There are many, many variations on “I don’t know why I’m being so stupid,” which is not an encouraging thing to hear, over and over again, from people who are supposed to represent the sage mentor figures in their field. This is especially hard on Lawson, who seems to spend half the première with her face in her hands, mortified at having rejected someone; at one point, she even asks if she can have a do-over, to no avail. (People are better off inspiring guilt pangs in Ludo, who, as the judging grinds on, starts offering rejected contestants jobs in his restaurant.) Maybe this is, as Lawson says at one point, because there are so many people to consider and nobody wants to fill up their dance card too early.
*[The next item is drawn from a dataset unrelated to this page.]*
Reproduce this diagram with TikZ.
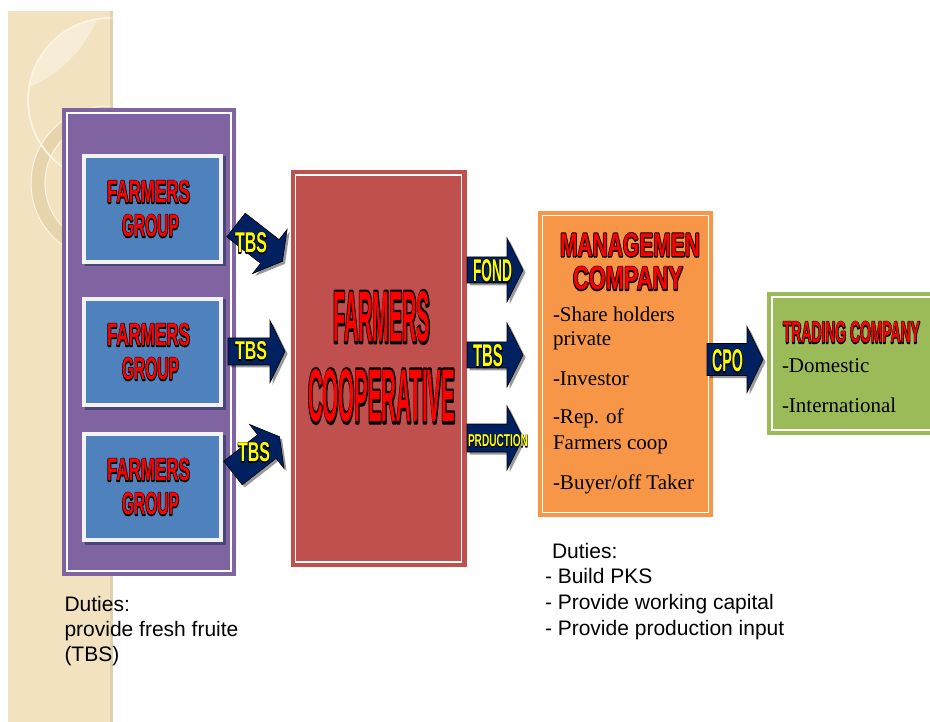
\documentclass[tikz,border=0pt]{standalone}
\usepackage{fontspec}
\setmainfont{Liberation Serif}
\newfontfamily\arialf{Liberation Sans}
\usepackage{graphicx}
\definecolor{stripC}{HTML}{F2E2BF}
\definecolor{stripL}{HTML}{FBF4E4}
\definecolor{stripD}{HTML}{E2CFA4}
\definecolor{purpleC}{HTML}{8064A2}
\definecolor{blueC}{HTML}{4F81BD}
\definecolor{redC}{HTML}{C0504D}
\definecolor{orangeC}{HTML}{F79646}
\definecolor{greenC}{HTML}{9BBB59}
\definecolor{navyC}{HTML}{002060}
\definecolor{frameC}{HTML}{F2F2F2}
\definecolor{shadowC}{HTML}{3B3F6E}
% outlined condensed title: width, cap height, fill rgb, text
\newcommand\ttl[4]{{\arialf\bfseries\fontsize{\fpeval{1.4*#2}pt}{\fpeval{1.7*#2}pt}\selectfont\resizebox{#1pt}{#2pt}{\rlap{\special{pdf:literal direct q 1 Tr 1 j \fpeval{0.11*#2} w 0 0 0 RG}#4\special{pdf:literal direct Q}}\special{pdf:literal direct q #3 rg}#4\special{pdf:literal direct Q}}}}
\newcommand\barrowpath[4]{(0,-#1) -- (#3,-#1) -- (#3,-#2) -- (#3+#4,0) -- (#3,#2) -- (#3,#1) -- (0,#1) -- cycle}
\newcommand\barrow[7]{%
  \fill[arrowshadow,shift={(#1+2.5,#2+2.5)},rotate=#3] \barrowpath{#5}{#6}{#4}{#7};
  \draw[arrowsty,shift={(#1,#2)},rotate=#3] \barrowpath{#5}{#6}{#4}{#7};}
\begin{document}
\begin{tikzpicture}[x=1pt,y=-1pt,
  every node/.style={inner sep=0pt,outer sep=0pt},
  boxsty/.style={anchor=north west,inner sep=0pt,outer sep=0pt},
  innerline/.style={draw=white,line width=1.6pt},
  fgframe/.style={fill=frameC,anchor=north west,minimum width=141pt,minimum height=110pt},
  arrowsty/.style={fill=navyC,draw=black,line width=0.6pt,line join=miter},
  arrowshadow/.style={fill=black,opacity=0.4},
  body/.style={anchor=base west,font=\fontsize{21}{25}\selectfont},
  duty/.style={anchor=base west,font=\arialf\fontsize{21}{25}\selectfont}]
\useasboundingbox (0,0) rectangle (930,722);
\fill[white] (0,0) rectangle (930,722);
% decorative strip
\begin{scope}
  \clip (8,11) rectangle (113,722);
  \fill[stripC] (8,11) rectangle (113,722);
  \begin{scope}
    \clip (110,100) circle (82);
    \fill[stripL,opacity=0.6] (-20,-30) circle (127);
  \end{scope}
  \draw[stripD,opacity=0.7,line width=13pt] (108,183) circle (70);
  \draw[stripL,line width=1pt] (108,183) circle (77);
  \draw[stripL,line width=1pt] (108,183) circle (63);
  \draw[stripL,line width=1.8pt] (110,100) circle (82);
  \fill[black,opacity=0.08] (110,11) rectangle (113,722);
\end{scope}
% purple group box
\node[boxsty,fill=purpleC,minimum width=174pt,minimum height=468pt] (pg) at (62,108) {};
\draw[innerline] ([shift={(5,5)}]pg.north west) rectangle ([shift={(-5,-5)}]pg.south east);
% farmers group boxes
\foreach \n/\yy in {1/154,2/297,3/432}{
  \fill[shadowC,opacity=0.8] (84.5,\yy+2.5) rectangle (225.5,\yy+112.5);
  \node[fgframe] (fg\n) at (82,\yy) {};
  \fill[blueC] ([shift={(4,4)}]fg\n.north west) rectangle ([shift={(-4,-4)}]fg\n.south east);
}
\node (fg1t) at (148.5,192) {\ttl{83}{22}{1 0 0}{FARMERS}};
\node (fg1b) at (150.5,226) {\ttl{57}{22}{1 0 0}{GROUP}};
\node (fg2t) at (148.5,335) {\ttl{83}{22}{1 0 0}{FARMERS}};
\node (fg2b) at (150.5,369) {\ttl{57}{22}{1 0 0}{GROUP}};
\node (fg3t) at (148.5,470) {\ttl{83}{22}{1 0 0}{FARMERS}};
\node (fg3b) at (150.5,504) {\ttl{57}{22}{1 0 0}{GROUP}};
% cooperative
\node[boxsty,fill=redC,minimum width=176pt,minimum height=397pt] (coop) at (290.5,170) {};
\draw[innerline] ([shift={(5,5)}]coop.north west) rectangle ([shift={(-5,-5)}]coop.south east);
\node (coopa) at (381.5,317) {\ttl{97}{50}{1 0 0}{FARMERS}};
\node (coopb) at (381.5,396) {\ttl{147}{52}{1 0 0}{COOPERATIVE}};
% management company
\node[boxsty,fill=orangeC,minimum width=175pt,minimum height=306pt] (man) at (538,211) {};
\draw[innerline] ([shift={(4.5,4.5)}]man.north west) rectangle ([shift={(-4.5,-4.5)}]man.south east);
\node (mana) at (630,245) {\ttl{140}{23}{1 0 0}{MANAGEMEN}};
\node (manb) at (628,278.5) {\ttl{110}{23}{1 0 0}{COMPANY}};
\node[body] (m1) at (553,322) {-Share holders};
\node[body] (m2) at (553,346) {private};
\node[body] (m3) at (553,385) {-Investor};
\node[body] (m4) at (553,423) {-Rep. of};
\node[body] (m5) at (553,449) {Farmers coop};
\node[body] (m6) at (553,489) {-Buyer/off Taker};
% trading company
\node[boxsty,fill=greenC,minimum width=170pt,minimum height=143pt] (trd) at (767,292) {};
\draw[innerline] ([shift={(5,5)}]trd.north west) rectangle ([shift={(-5,-5)}]trd.south east);
\node (trda) at (851.5,332.5) {\ttl{137}{21}{1 0 0}{TRADING COMPANY}};
\node[body] (t1) at (782,373) {-Domestic};
\node[body] (t2) at (782,413) {-International};
% block arrows
\barrow{236}{225}{-38}{43}{15}{28}{16}
\barrow{228}{351.5}{0}{42}{13.5}{31}{15}
\barrow{233}{473}{38}{43}{15}{28}{16}
\barrow{467}{270}{0}{40}{13}{32}{16}
\barrow{467}{355}{0}{40}{13}{32}{16}
\barrow{467}{438}{0}{40}{14}{32}{16}
\barrow{707}{359.5}{0}{40}{16}{33}{16}
\node (l1) at (251,243) {\ttl{32}{20}{1 1 0}{TBS}};
\node (l2) at (251,351) {\ttl{32}{18}{1 1 0}{TBS}};
\node (l3) at (254,452.5) {\ttl{32}{19}{1 1 0}{TBS}};
\node (l4) at (492.5,271) {\ttl{39}{22}{1 1 0}{FOND}};
\node (l5) at (488,356) {\ttl{30}{22}{1 1 0}{TBS}};
\node (l6) at (498,441) {\ttl{60}{12}{1 1 0}{PRDUCTION}};
\node (l7) at (727.5,361) {\ttl{31}{22}{1 1 0}{CPO}};
% duties
\node[duty] (d1) at (64.5,611) {Duties:};
\node[duty] (d2) at (64.5,636) {provide fresh fruite};
\node[duty] (d3) at (64.5,661) {(TBS)};
\node[duty] (e1) at (552,558) {Duties:};
\node[duty] (e2) at (545,583.5) {- Build PKS};
\node[duty] (e3) at (545,609) {- Provide working capital};
\node[duty] (e4) at (545,635) {- Provide production input};
\end{tikzpicture}
\end{document}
But you have to wonder how much of it comes down to the judges’ fears that they’ll say yes to someone based on a single taste of what might be their one sure-fire dish, prepared on the luckiest day of their lives, and then the doors will fling open and Ed Grimley will come jitterbugging out. This is the Susan Boyle Effect, in reverse.
Maybe The Taste will markedly improve once the endless audition process—which will take up an unconscionable amount of a show that’s only scheduled to run eight weeks—is over, and the mentors and cooks repair to the kitchen. But for now, this show, which is designed to eliminate the factors of personality and appearance from the critical process, may be revealing how important those factors are to this kind of show. Actually, personality and appearance are important in pretty much everything: Anthony Bourdain, Nigella Lawson, and Ludo Lefebevre ought to know that as well as anybody. Not that hard work and having a name that's fun to say don’t count for something.